Pope Benedict 16th is dominating most of France’s front pages. The Supreme Pontiff is on a four-day visit to Madrid for events marking the Catholic Church’s World Youth Day. Le Figaro has a photo of him in his Popemobile, amid crowds in rapture.
Its other main headline is “Terrorist attacks in Israel”. Gunmen crossed from the Egyptian desert and killed eight people near the southern Israeli resort town of Eilat. It reports that Israel is on alert after three separate attacks and there are concerns about security in Egypt’s Sinai Desert which, Le Figaro says, has become less secure since Mubarak’s fall.
Rue89 Online carries the headline: "The Egyptian border is Israel’s new frontline". It says that several armed groups have made a base there and points out the tension comes as a key date approaches: the Palestinians will announce a bid for UN membership on 20th September.
The former French Prime Minister Dominique de Villepin, Nicolas Sarkozy’s arch-rival in the right wing in France, is apparently involved with talks on Libya. Le Figaro says he has met Gaddafi envoys at the Tunisian resort of Djerba and is doing so to “avoid a bloodbath in Tripoli”. He says he was asked to take part because he knows the region well. The Elysée denies that it made the request. Le Figaro was picking up on a story covered by Le Parisien-Aujourd’hui-en-France on Thursday called « Dominique de Villepin’s mysterious diplomatic trips ». It says that Villepin has made several trips to the region.

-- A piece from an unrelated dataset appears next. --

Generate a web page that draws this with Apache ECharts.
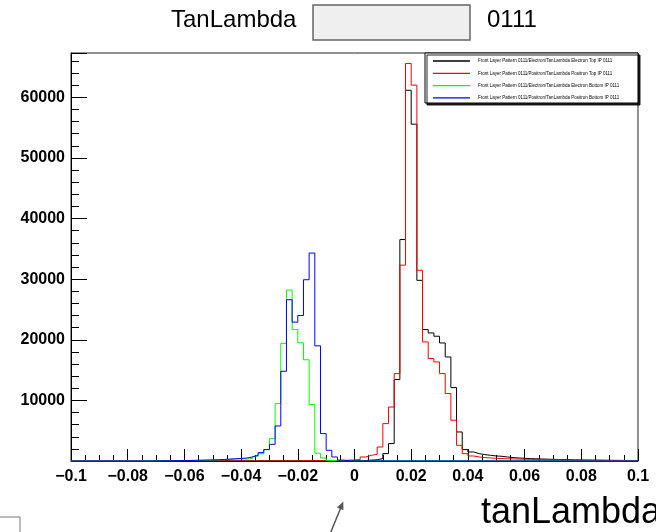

That paper is leading on the Pope’s visit to Madrid, with the headline “between fervour and tension”. It reports the Pope’s arrival followed clashes between pilgrims and anti-World Youth Day pro-secular activists. It says that though Spain has been strongly Catholic for centuries, it is less so now. The paper argues the clashes are part of the general climate of discontent in Spain. This is the country of "Los Indignados" - the Indignant Ones. Protests have taken place in many towns and cities over austrerity measures. One of the 'Indignados', Juan Lopez, tells the paper that he is not against the Pope’s visit as such but opposes one penny of public finances going to organisng his welcome. He says any such money should go to the people of Somalia.
Libération is leading on the United States and Barack Obama’s bus trek in the Midwest aimed at bumping up his support. The front page photo shows Obama licking ice cream. Libération says that he is trying to pitch himself as the man of consensus after the nasty partisan squabbling to carve out a deal on the US debt crisis. Its editorial argues that he has disappointed over the economy and notes his poll rating is down to 40 per cent, according to Gallup. However, Libération concludes, that we must not rule Obama out of the race for the White House just yet. His approach of seeing voters as intelligent adults has “more or less done him well”, it says.
And back to Le Parisien-Aujourd’hui-en-France which reports that it’s going to be a great year for bubbly as the champagne harvest begins today. The harvest is exceptionally early this year because of the unusually hot and dry Spring. There's just the question of whether we'll be able to afford a bottle with all the financial doom and gloom around.